Source records:

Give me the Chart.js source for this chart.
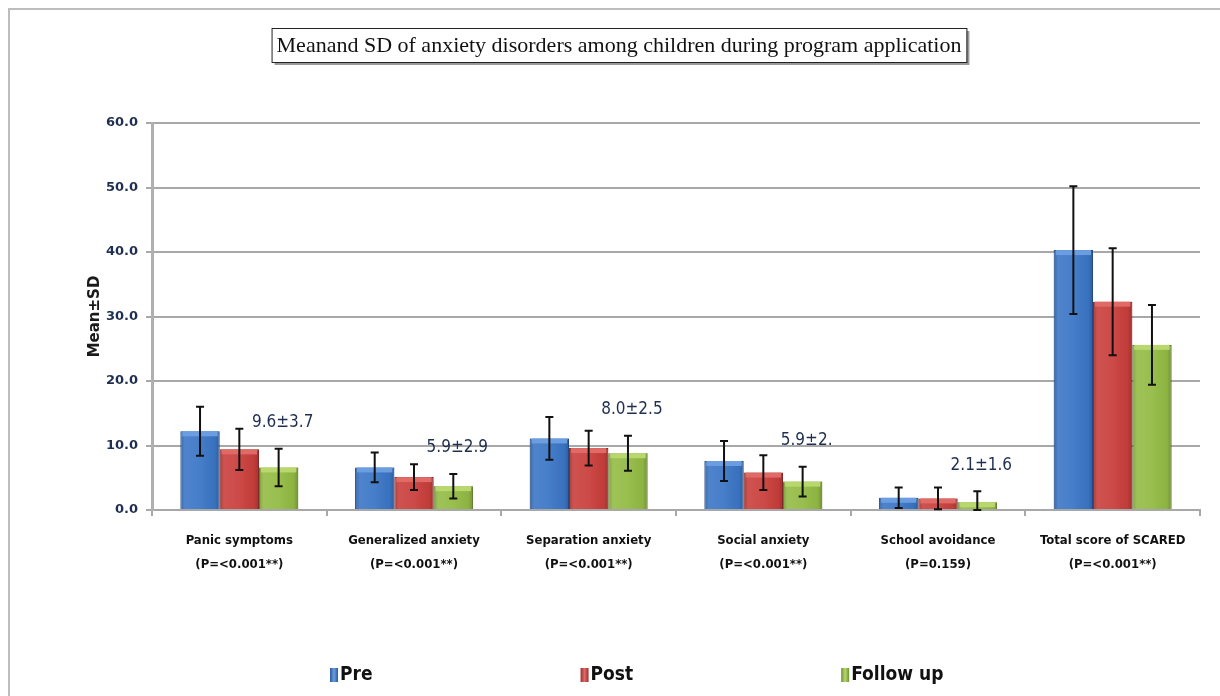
<!DOCTYPE html>
<html>
<head>
<meta charset="utf-8">
<script src="https://cdn.jsdelivr.net/npm/chart.js@4/dist/chart.umd.min.js"></script>
<style>
  html, body { margin: 0; padding: 0; background: #fff; }
  #wrap { width: 1220px; height: 696px; }
</style>
</head>
<body>
<div id="wrap"><canvas id="chart" width="1220" height="696"></canvas></div>
<script>
// Values
const categories = [
    ['Panic symptoms', '(P=<0.001**)'],
    ['Generalized anxiety', '(P=<0.001**)'],
    ['Separation anxiety', '(P=<0.001**)'],
    ['Social anxiety', '(P=<0.001**)'],
    ['School avoidance', '(P=0.159)'],
    ['Total score of SCARED', '(P=<0.001**)']
];
const preMean = [12.2, 6.6, 11.1, 7.6, 1.9, 40.3];
const preSD = [3.8, 2.3, 3.3, 3.1, 1.6, 9.9];
const postMean = [9.4, 5.1, 9.6, 5.8, 1.8, 32.3];
const postSD = [3.2, 2.0, 2.7, 2.7, 1.7, 8.3];
const followMean = [6.6, 3.7, 8.8, 4.4, 1.2, 25.6];
const followSD = [2.9, 1.9, 2.7, 2.3, 1.7, 6.2];
const followLabels = ['9.6\u00b13.7', '5.9\u00b12.9', '8.0\u00b12.5', '5.9\u00b12.', '2.1\u00b11.6', ''];
const yMin = 0, yMax = 60, yStep = 10;
const chartTitle = 'Meanand SD of anxiety disorders among children during program application';

const NARROW = '"Liberation Sans Narrow", "DejaVu Sans Condensed", "Liberation Sans", sans-serif';
const colors = {
    pre: { base: '#3b76c6', dark: '#2b5a9c', light: '#6a9ee0' },
    post: { base: '#c93f3c', dark: '#9c2f2d', light: '#e06a66' },
    follow: { base: '#93bb44', dark: '#6f9330', light: '#b8d86e' }
};

// frame + boxed title
const framePlugin = {
    id: 'frame',
    beforeDraw(chart) {
        const ctx = chart.ctx;
        ctx.save();
        ctx.fillStyle = '#fff';
        ctx.fillRect(0, 0, chart.width, chart.height);
        ctx.strokeStyle = '#bdbdbd';
        ctx.lineWidth = 2;
        ctx.beginPath();
        ctx.moveTo(9, chart.height);
        ctx.lineTo(9, 9);
        ctx.lineTo(chart.width, 9);
        ctx.stroke();

        ctx.font = '22px "Liberation Serif", "DejaVu Serif", serif';
        const w = ctx.measureText(chartTitle).width;
        const cx = 619, cy = 45;
        const bx = cx - w / 2 - 5, by = 28, bw = w + 10, bh = 34;
        ctx.fillStyle = '#9a9a9a';
        ctx.fillRect(bx + 3, by + 3, bw, bh);
        ctx.fillStyle = '#fff';
        ctx.fillRect(bx, by, bw, bh);
        ctx.strokeStyle = '#222';
        ctx.lineWidth = 1;
        ctx.strokeRect(bx + 0.5, by + 0.5, bw, bh);
        ctx.fillStyle = '#111';
        ctx.textAlign = 'center';
        ctx.textBaseline = 'middle';
        ctx.fillText(chartTitle, cx, cy + 1);
        ctx.restore();
    }
};

// bevel shading, error bars, follow-up labels, legend
const extrasPlugin = {
    id: 'extras',
    afterDatasetsDraw(chart) {
        const ctx = chart.ctx;
        const y = chart.scales.y;
        ctx.save();
        chart.data.datasets.forEach((ds, i) => {
            const meta = chart.getDatasetMeta(i);
            meta.data.forEach((bar, j) => {
                const left = bar.x - bar.width / 2;
                const top = Math.min(bar.y, bar.base);
                const h = Math.abs(bar.base - bar.y);
                // side shading
                const g = ctx.createLinearGradient(left, 0, left + bar.width, 0);
                g.addColorStop(0, 'rgba(0,0,0,0.18)');
                g.addColorStop(0.12, 'rgba(255,255,255,0.10)');
                g.addColorStop(0.5, 'rgba(255,255,255,0.06)');
                g.addColorStop(0.88, 'rgba(0,0,0,0.04)');
                g.addColorStop(1, 'rgba(0,0,0,0.22)');
                ctx.fillStyle = g;
                ctx.fillRect(left, top, bar.width, h);
                // top bevel
                const tb = Math.min(5, h);
                ctx.fillStyle = ds.bevel;
                ctx.fillRect(left + 2, top, bar.width - 4, tb);

                // error bar
                const m = ds.data[j], sd = ds.sd[j];
                const yt = y.getPixelForValue(m + sd);
                const yb = y.getPixelForValue(Math.max(m - sd, 0));
                ctx.strokeStyle = '#111';
                ctx.lineWidth = 2;
                ctx.beginPath();
                ctx.moveTo(bar.x, yt); ctx.lineTo(bar.x, yb);
                ctx.moveTo(bar.x - 4, yt); ctx.lineTo(bar.x + 4, yt);
                ctx.moveTo(bar.x - 4, yb); ctx.lineTo(bar.x + 4, yb);
                ctx.stroke();

                if (ds.notes && ds.notes[j]) {
                    ctx.fillStyle = '#1f2f50';
                    ctx.font = '17px ' + NARROW;
                    ctx.textAlign = 'center';
                    ctx.textBaseline = 'middle';
                    ctx.fillText(ds.notes[j], bar.x + 4, yt - 26);
                }
            });
        });

        // legend
        const ly = 675;
        let lx = 330;
        ctx.font = 'bold 19px ' + NARROW;
        ctx.textBaseline = 'middle';
        ctx.textAlign = 'left';
        chart.data.datasets.forEach(ds => {
            const g = ctx.createLinearGradient(lx, 0, lx + 8, 0);
            g.addColorStop(0, ds.borderColor);
            g.addColorStop(0.5, ds.bevel);
            g.addColorStop(1, ds.borderColor);
            ctx.fillStyle = g;
            ctx.fillRect(lx, ly - 7, 8, 14);
            ctx.fillStyle = '#111';
            ctx.fillText(ds.label, lx + 10, ly);
            lx += 10 + ctx.measureText(ds.label).width + 208;
        });
        ctx.restore();
    }
};

new Chart(document.getElementById('chart'), {
    type: 'bar',
    data: {
        labels: categories,
        datasets: [
            { label: 'Pre', data: preMean, sd: preSD, backgroundColor: colors.pre.base, borderColor: colors.pre.dark, bevel: colors.pre.light, borderWidth: 1 },
            { label: 'Post', data: postMean, sd: postSD, backgroundColor: colors.post.base, borderColor: colors.post.dark, bevel: colors.post.light, borderWidth: 1 },
            { label: 'Follow up', data: followMean, sd: followSD, notes: followLabels, backgroundColor: colors.follow.base, borderColor: colors.follow.dark, bevel: colors.follow.light, borderWidth: 1 }
        ]
    },
    options: {
        responsive: false,
        animation: false,
        categoryPercentage: 0.675,
        barPercentage: 1.0,
        layout: { padding: { top: 123, left: 20, right: 20, bottom: 116 } },
        plugins: {
            legend: { display: false },
            title: { display: false },
            tooltip: { enabled: false }
        },
        scales: {
            x: {
                grid: { offset: true, drawOnChartArea: false, tickLength: 6, color: '#a8a8a8', lineWidth: 2 },
                border: { color: '#a8a8a8', width: 2 },
                ticks: {
                    color: '#111',
                    font: { family: NARROW, size: 13, weight: 'bold', lineHeight: 1.9 },
                    padding: 12,
                    maxRotation: 0,
                    autoSkip: false
                },
                afterFit(scale) { scale.height = 70; }
            },
            y: {
                min: yMin,
                max: yMax,
                ticks: {
                    stepSize: yStep,
                    color: '#1f2f50',
                    padding: 8,
                    font: { family: '"DejaVu Sans", sans-serif', size: 13, weight: 'bold' },
                    callback: v => v.toFixed(1)
                },
                grid: { color: '#a8a8a8', lineWidth: 2, tickLength: 6 },
                border: { color: '#b0b0b0', width: 3 },
                title: {
                    display: true,
                    text: 'Mean\u00b1SD',
                    color: '#1a1a1a',
                    font: { family: '"DejaVu Sans", sans-serif', size: 15, weight: 'bold' },
                    padding: { top: 66, bottom: 0 }
                },
                afterFit(scale) { scale.width = 132; }
            }
        }
    },
    plugins: [framePlugin, extrasPlugin]
});
</script>
</body>
</html>
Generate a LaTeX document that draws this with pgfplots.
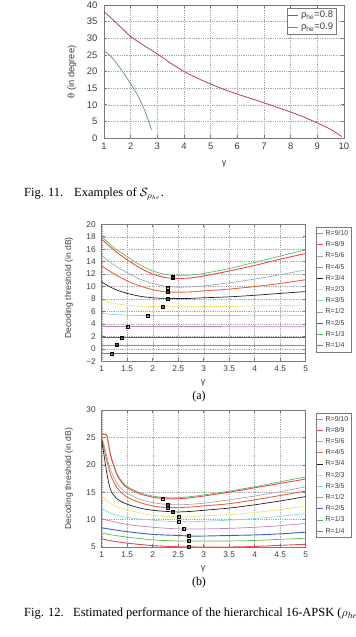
\documentclass[border=0pt]{standalone}
\usepackage{pgfplots}
\pgfplotsset{compat=1.18}
\usepackage{fontspec}
\setmainfont{Liberation Serif}
\newfontfamily\sans{Liberation Sans}

\definecolor{frame}{HTML}{7A7A7A}
\definecolor{ticktext}{HTML}{3C3C3C}
\definecolor{gridc}{HTML}{A8A8A8}
\definecolor{rhoA}{HTML}{B8404E}
\definecolor{rhoB}{HTML}{5E907E}
\definecolor{cA}{HTML}{5CC05C}% R=9/10
\definecolor{cB}{HTML}{F04848}% R=8/9
\definecolor{cC}{HTML}{A8A8A8}% R=5/6
\definecolor{cD}{HTML}{F06040}% R=4/5
\definecolor{cE}{HTML}{202020}% R=3/4
\definecolor{cF}{HTML}{F0E070}% R=2/3
\definecolor{cG}{HTML}{80DCDC}% R=3/5
\definecolor{cH}{HTML}{C080C8}% R=1/2
\definecolor{cI}{HTML}{4060C0}% R=2/5
\definecolor{cJ}{HTML}{50C050}% R=1/3
\definecolor{cK}{HTML}{F04848}% R=1/4

\pgfplotsset{
  gp/.style={
    scale only axis, anchor=south west,
    axis line style={frame, line width=0.6bp},
    every tick/.style={frame, line width=0.5bp},
    major tick length=3bp,
    grid=major,
    major grid style={gridc, line width=0.4bp, dash pattern=on 0.6bp off 1.2bp},
    tick label style={text=ticktext},
    legend cell align=left,
  },
  toplegend/.style={
    legend style={draw=frame, line width=0.5bp, fill=white,
      font=\sans\fontsize{9.5}{9.5}\selectfont, text=ticktext,
      at={(0.97,0.977)}, anchor=north east,
      nodes={inner ysep=0pt, inner xsep=2.5bp, text height=7bp, text depth=2bp},
      row sep=3bp, inner xsep=1bp, inner ysep=2.5bp},
    legend image code/.code={\draw[##1, line width=0.7bp] (3bp,0bp) -- (13bp,0bp);},
  },
  small/.style={
    gp, width=204bp, height=137bp, xmin=1, xmax=5,
    xtick={1,1.5,2,2.5,3,3.5,4,4.5,5},
    xticklabels={1,1.5,2,2.5,3,3.5,4,4.5,5},
    ticklabel style={font=\sans\fontsize{8.3}{8.3}\selectfont},
    xticklabel style={yshift=-1bp}, yticklabel style={xshift=-2.5bp},
    legend style={draw=frame, line width=0.5bp, fill=white,
      font=\sans\fontsize{7}{7}\selectfont, text=ticktext,
      at={(1.049,0.98)}, anchor=north west,
      nodes={inner ysep=0pt, inner xsep=2bp, text height=5.2bp, text depth=1.3bp},
      row sep=4.7bp, inner xsep=1bp, inner ysep=3bp},
    legend image code/.code={\draw[##1, line width=0.7bp] (2bp,0bp) -- (8bp,0bp);},
  },
  curve/.style={smooth, tension=0.45, line width=0.7bp, no markers},
  optmark/.style={only marks, forget plot, black, mark size=1.5bp,
    mark options={line width=0.35bp}},
}

\begin{document}
\begin{tikzpicture}
\useasboundingbox (0,0) rectangle (356bp,637bp);

% ---------------- Fig. 11 ----------------
\begin{axis}[gp, toplegend, at={(104bp,499bp)}, width=240bp, height=133bp,
  xmin=1, xmax=10, ymin=0, ymax=40,
  xtick={1,2,3,4,5,6,7,8,9,10}, xticklabels={1,2,3,4,5,6,7,8,9,10},
  ytick={0,5,10,15,20,25,30,35,40}, yticklabels={0,5,10,15,20,25,30,35,40},
  ticklabel style={font=\sans\fontsize{9.5}{9.5}\selectfont},
  xticklabel style={yshift=-1.5bp},
  yticklabel style={xshift=-3bp},
]
\addplot[rhoA, line width=0.8bp, smooth, tension=0.4] coordinates {
  (1,38.0) (1.25,36.2) (1.5,34.3) (1.75,32.4) (2,30.5) (2.5,27.8) (3,25.3)
  (3.5,22.5) (4,20.0) (4.5,18.0) (5,16.2) (5.5,14.6) (6,13.2) (6.5,11.9)
  (7,10.6) (7.5,9.2) (8,7.8) (8.5,6.3) (9,4.5) (9.25,3.6) (9.5,2.6)
  (9.7,1.6) (9.85,0.8) (9.93,0.4)};
\addlegendentry{ρ\textsubscript{he}=0.8}
\addplot[rhoB, line width=0.7bp, smooth, tension=0.4] coordinates {
  (1,26.2) (1.25,24.6) (1.5,22.2) (1.75,19.4) (2,16.3) (2.25,13.0)
  (2.5,8.8) (2.6,6.7) (2.7,4.4) (2.78,2.5)};
\addlegendentry{ρ\textsubscript{he}=0.9}
\end{axis}
\node[rotate=90, font=\sans\fontsize{9.3}{9.3}\selectfont, text=ticktext] at (72bp,565bp) {θ (in degree)};
\node[font=\sans\fontsize{9}{9}\selectfont, text=ticktext] at (224bp,473bp) {γ};
\node[anchor=base west, inner sep=0pt, font=\fontsize{12.5}{12.5}\selectfont] at (24bp,440bp) {Fig. 11.};
\node[anchor=base west, inner sep=0pt, font=\fontsize{12.5}{12.5}\selectfont] at (74bp,440bp) {Examples of $\mathcal{S}_{\rho_{he}}$.};

% ---------------- Fig. 12(a) ----------------
\begin{axis}[small, at={(101.7bp,275.7bp)}, ymin=-2, ymax=20,
  ytick={-2,0,2,4,6,8,10,12,14,16,18,20},
  yticklabels={−2,0,2,4,6,8,10,12,14,16,18,20},
]
\addplot[cA, curve] coordinates {(1,18.0) (1.25,16.2) (1.5,14.8) (1.75,13.5) (2,12.5) (2.25,11.95) (2.5,11.8) (2.75,11.85) (3,12.1) (3.5,12.9) (4,13.9) (4.5,14.9) (5,15.9)};
\addlegendentry{R=9/10}
\addplot[cB, curve, line width=0.9bp] coordinates {(1,17.6) (1.25,15.8) (1.5,14.3) (1.75,13.0) (2,12.0) (2.25,11.45) (2.5,11.3) (2.75,11.4) (3,11.7) (3.5,12.5) (4,13.4) (4.5,14.4) (5,15.3)};
\addlegendentry{R=8/9}
\addplot[cC, curve] coordinates {(1,15.0) (1.25,13.4) (1.5,12.2) (1.75,11.2) (2,10.5) (2.25,10.05) (2.5,9.9) (2.75,9.95) (3,10.1) (3.5,10.6) (4,11.2) (4.5,11.9) (5,12.7)};
\addlegendentry{R=5/6}
\addplot[cD, curve, line width=0.9bp] coordinates {(1,13.3) (1.25,12.0) (1.5,10.9) (1.75,10.1) (2,9.5) (2.25,9.15) (2.5,9.1) (2.75,9.15) (3,9.3) (3.5,9.6) (4,10.0) (4.5,10.5) (5,11.1)};
\addlegendentry{R=4/5}
\addplot[cE, curve] coordinates {(1,10.7) (1.25,9.6) (1.5,8.9) (1.75,8.45) (2,8.2) (2.25,8.1) (2.5,8.1) (2.75,8.1) (3,8.2) (3.5,8.35) (4,8.6) (4.5,8.9) (5,9.2)};
\addlegendentry{R=3/4}
\addplot[cF, curve] coordinates {(1,7.8) (1.25,7.3) (1.5,7.0) (1.75,6.85) (2,6.8) (2.25,6.75) (2.5,6.75) (2.75,6.75) (3,6.8) (3.5,6.8) (4,6.9) (4.5,6.95) (5,7.0)};
\addlegendentry{R=2/3}
\addplot[cG, curve] coordinates {(1,5.7) (1.25,5.5) (1.5,5.4) (1.75,5.35) (2,5.35) (2.5,5.35) (3,5.35) (3.5,5.35) (4,5.4) (4.5,5.4) (5,5.4)};
\addlegendentry{R=3/5}
\addplot[cH, curve, line width=0.9bp] coordinates {(1,3.6) (2,3.58) (3,3.56) (4,3.55) (5,3.55)};
\addlegendentry{R=1/2}
\addplot[cI, curve, line width=1.1bp] coordinates {(1,1.8) (2,1.8) (3,1.8) (4,1.8) (5,1.8)};
\addlegendentry{R=2/5}
\addplot[cJ, curve] coordinates {(1,0.6) (2,0.6) (3,0.6) (4,0.6) (5,0.6)};
\addlegendentry{R=1/3}
\addplot[cK, curve, line width=0.9bp] coordinates {(1,-0.75) (2,-0.75) (3,-0.75) (4,-0.75) (5,-0.75)};
\addlegendentry{R=1/4}
% optimum operating points
\addplot[optmark, mark=square] coordinates {(2.4,11.6) (2.4,11.35) (2.3,9.9) (2.3,9.1) (2.3,8.1) (2.2,6.75) (1.9,5.35) (1.5,3.55) (1.4,1.8) (1.3,0.6) (1.2,-0.75)};
\addplot[optmark, mark=x] coordinates {(2.4,11.6) (2.4,11.35) (2.3,9.9) (2.3,9.1) (2.3,8.1) (2.2,6.75) (1.9,5.35) (1.5,3.55) (1.4,1.8) (1.3,0.6) (1.2,-0.75)};
\end{axis}
\node[rotate=90, font=\sans\fontsize{8.6}{8.6}\selectfont, text=ticktext] at (69bp,349bp) {Decoding threshold (in dB)};
\node[font=\sans\fontsize{9}{9}\selectfont, text=ticktext] at (203bp,254bp) {γ};
\node[font=\fontsize{12}{12}\selectfont] at (199bp,240bp) {(a)};

% ---------------- Fig. 12(b) ----------------
\begin{axis}[small, at={(101.7bp,90bp)}, ymin=5, ymax=30,
  ytick={5,10,15,20,25,30}, yticklabels={5,10,15,20,25,30},
]
\addplot[cA, curve] coordinates {(1,25.6) (1.05,25.6) (1.1,25.3) (1.15,23.0) (1.2,21.0) (1.3,18.4) (1.4,16.9) (1.5,16.0) (1.75,14.9) (2,14.3) (2.25,14.0) (2.5,14.0) (2.75,14.2) (3,14.5) (3.5,15.2) (4,16.0) (4.5,16.9) (5,17.8)};
\addlegendentry{R=9/10}
\addplot[cB, curve, line width=0.9bp] coordinates {(1,25.6) (1.05,25.6) (1.1,25.4) (1.15,22.8) (1.2,20.8) (1.3,18.2) (1.4,16.7) (1.5,15.8) (1.75,14.7) (2,14.1) (2.25,13.8) (2.5,13.8) (2.75,14.0) (3,14.3) (3.5,15.0) (4,15.8) (4.5,16.6) (5,17.4)};
\addlegendentry{R=8/9}
\addplot[cC, curve] coordinates {(1,25.2) (1.05,23.5) (1.1,21.5) (1.15,19.8) (1.2,18.5) (1.3,16.6) (1.4,15.5) (1.5,14.8) (1.75,13.7) (2,13.1) (2.25,12.8) (2.5,12.7) (2.75,12.8) (3,13.0) (3.5,13.6) (4,14.3) (4.5,15.1) (5,16.0)};
\addlegendentry{R=5/6}
\addplot[cD, curve, line width=0.9bp] coordinates {(1,24.8) (1.05,22.8) (1.1,20.8) (1.15,19.0) (1.2,17.6) (1.3,15.8) (1.4,14.8) (1.5,14.1) (1.75,13.1) (2,12.5) (2.25,12.2) (2.5,12.2) (2.75,12.3) (3,12.5) (3.5,12.9) (4,13.6) (4.5,14.4) (5,15.2)};
\addlegendentry{R=4/5}
\addplot[cE, curve] coordinates {(1,24.5) (1.05,21.5) (1.1,18.5) (1.15,16.2) (1.2,14.9) (1.3,13.8) (1.4,13.2) (1.5,12.8) (1.75,12.1) (2,11.7) (2.25,11.5) (2.5,11.4) (2.75,11.5) (3,11.7) (3.5,12.1) (4,12.7) (4.5,13.4) (5,14.2)};
\addlegendentry{R=3/4}
\addplot[cF, curve] coordinates {(1,14.3) (1.1,13.4) (1.2,12.8) (1.3,12.3) (1.5,11.8) (1.75,11.2) (2,10.8) (2.25,10.6) (2.5,10.5) (2.75,10.5) (3,10.7) (3.5,10.9) (4,11.3) (4.5,11.8) (5,12.5)};
\addlegendentry{R=2/3}
\addplot[cG, curve] coordinates {(1,12.0) (1.1,11.5) (1.2,11.1) (1.3,10.8) (1.5,10.4) (1.75,10.1) (2,9.9) (2.25,9.7) (2.5,9.6) (2.75,9.6) (3,9.7) (3.5,9.9) (4,10.2) (4.5,10.6) (5,11.1)};
\addlegendentry{R=3/5}
\addplot[cH, curve] coordinates {(1,10.1) (1.2,9.7) (1.5,9.1) (2,8.6) (2.5,8.3) (2.75,8.3) (3,8.3) (3.5,8.4) (4,8.6) (4.5,8.9) (5,9.3)};
\addlegendentry{R=1/2}
\addplot[cI, curve, line width=0.9bp] coordinates {(1,8.5) (1.2,8.2) (1.5,7.8) (2,7.3) (2.5,7.1) (2.75,7.0) (3,7.0) (3.5,7.1) (4,7.2) (4.5,7.4) (5,7.7)};
\addlegendentry{R=2/5}
\addplot[cJ, curve] coordinates {(1,7.6) (1.2,7.2) (1.5,6.8) (2,6.3) (2.5,6.1) (3,6.1) (3.5,6.1) (4,6.2) (4.5,6.4) (5,6.6)};
\addlegendentry{R=1/3}
\addplot[cK, curve, line width=0.9bp] coordinates {(1,6.5) (1.2,6.1) (1.5,5.7) (2,5.25) (2.5,5.05) (3,5.0) (3.5,5.0) (4,5.1) (4.5,5.3) (5,5.5)};
\addlegendentry{R=1/4}
% optimum operating points
\addplot[optmark, mark=square] coordinates {(2.2,13.9) (2.3,12.7) (2.3,12.2) (2.4,11.45) (2.5,10.5) (2.5,9.6) (2.6,8.3) (2.7,7.0) (2.7,6.1) (2.7,5.1)};
\addplot[optmark, mark=x] coordinates {(2.2,13.9) (2.3,12.7) (2.3,12.2) (2.4,11.45) (2.5,10.5) (2.5,9.6) (2.6,8.3) (2.7,7.0) (2.7,6.1) (2.7,5.1)};
\end{axis}
\node[rotate=90, font=\sans\fontsize{8.6}{8.6}\selectfont, text=ticktext] at (69bp,158.5bp) {Decoding threshold (in dB)};
\node[font=\sans\fontsize{9}{9}\selectfont, text=ticktext] at (203bp,68bp) {γ};
\node[font=\fontsize{12}{12}\selectfont] at (199bp,54bp) {(b)};
\node[anchor=base west, inner sep=0pt, font=\fontsize{12.5}{12.5}\selectfont] at (24bp,21bp) {Fig. 12.};
\node[anchor=base west, inner sep=0pt, font=\fontsize{12.5}{12.5}\selectfont] at (73bp,21bp) {Estimated performance of the hierarchical 16-APSK ($\rho_{he}$};
\end{tikzpicture}
\end{document}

* Exercise
In the entries above, count each line that holds "this". Give the total and nothing else.

* Solution to the exercise
2